We live in a hypersexualized culture raised with a puritanical belief system around sexuality. Media and advertising preys on the most vulnerable insecurities around our sexuality – sex sells. And hardcore graphic pornography is available on any device connected to the internet. So yes, the problem is going to get a lot worse. As of 2009, porn has been cited as a contributing factor in 47% of divorces in the U.S. – and it’s only gotten worse.
The solution is a national dialogue on pornography, the good, bad, and the ugly, and healthy sexuality – for men this conversation is critical. Our sexual energy is one of the most powerful forces in human nature and it can’t be fed and nurtured with cheap “saccharine” alternatives – like much of the commercial porn produced today, so much of it focused on teens, and abuse towards women.
What are your views on pornography as a whole?
Most commercial for profit porn is like the iconic snack food the Twinkie – it may taste good, but it’s not good for you. It has no nutritional value and ultimately will make you sick. For some it’s a harmless hobby, but for others, like me, because of my past, I need to honor and respect my sexuality, and that means I choose not to watch pornography.
The industry is here to stay and it can help those that take the use of its product too far.
Our sexual energy is powerful. Kinsley, Freud, Napoleon Hill, Charles Darwin – these great thinkers all agreed that our sexual energy one of the most powerful forces inside us. As men, I believe that we must learn to honor, respect, and cherish that power and prioritize our sexual health. This is a must in our hypersexualized culture.
I am anti-censorship, pro-free speech and want everyone to find healthy sexuality as they define it. I have friends and relatives who watch porn. If you do or do not, you must prioritize your sexual health. I think we can all agree on that. That’s the revolution I want to lead.
Regarding the adult industry, it needs to do a better job protecting children from early exposure (the average age of exposure today is 11), and help those who take their porn hobby too far.
Commercial porn, an industry that profits off this sexual energy, has an obligation to help those struggling just like the other vice industries – gambling, tobacco, and alcohol. It’s good business and the right thing to do.
I’d also like to see performers protected to ensure that these human beings are respected, paid fairly, that they work in safe working conditions, and treated in an honest and ethical way.

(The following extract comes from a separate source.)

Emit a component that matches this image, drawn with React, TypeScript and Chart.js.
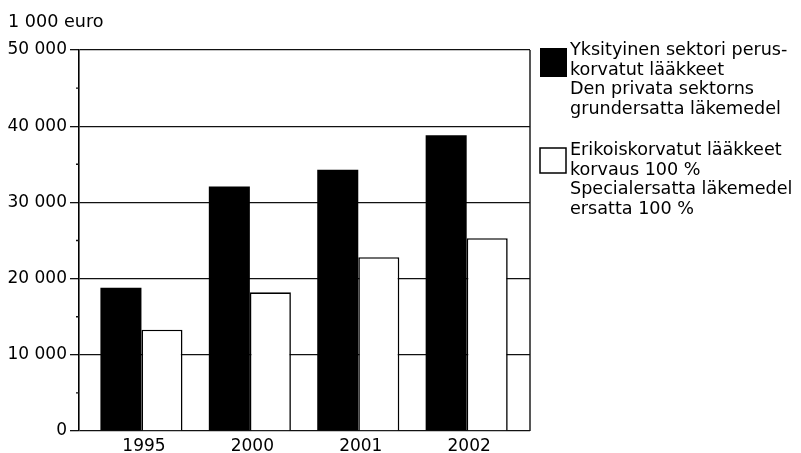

People with no knowledge or modes of comparison may fail to register a difference between The Mindful Habit and faith-based addiction cure programs. What are the primary differences in both approach and method between the two?
The Mindful Habit System is action oriented, goal centric and grounded in science based behavior change modalities like habits and mindfulness. This action oriented approach is why my program attracts type A, highly successful men like lawyers, doctors, professional athletes and doctors – these men need results fast. While many men who use my program are deeply spiritual, it’s a secular program designed to produce results and to help clients find healthy sexuality and improve all areas of your life.
My program helps clients stop their unwanted behavior AND empower them to create great lives.
Would it be fair to say that the latter deals moreso in ‘shame’ as opposed to your program?
My program is specifically designed to discharge shame – it’s a useless emotion and only drives more negative behavior. While many religious based programs try to deal with shame in a healthy way, they can’t escape the fact that so called porn addicts are offending a creator God that will punish offenders for their sins. It’s hard to escape the shame in these programs and often this construct reinforces the negative behavior the addict seeks to avoid.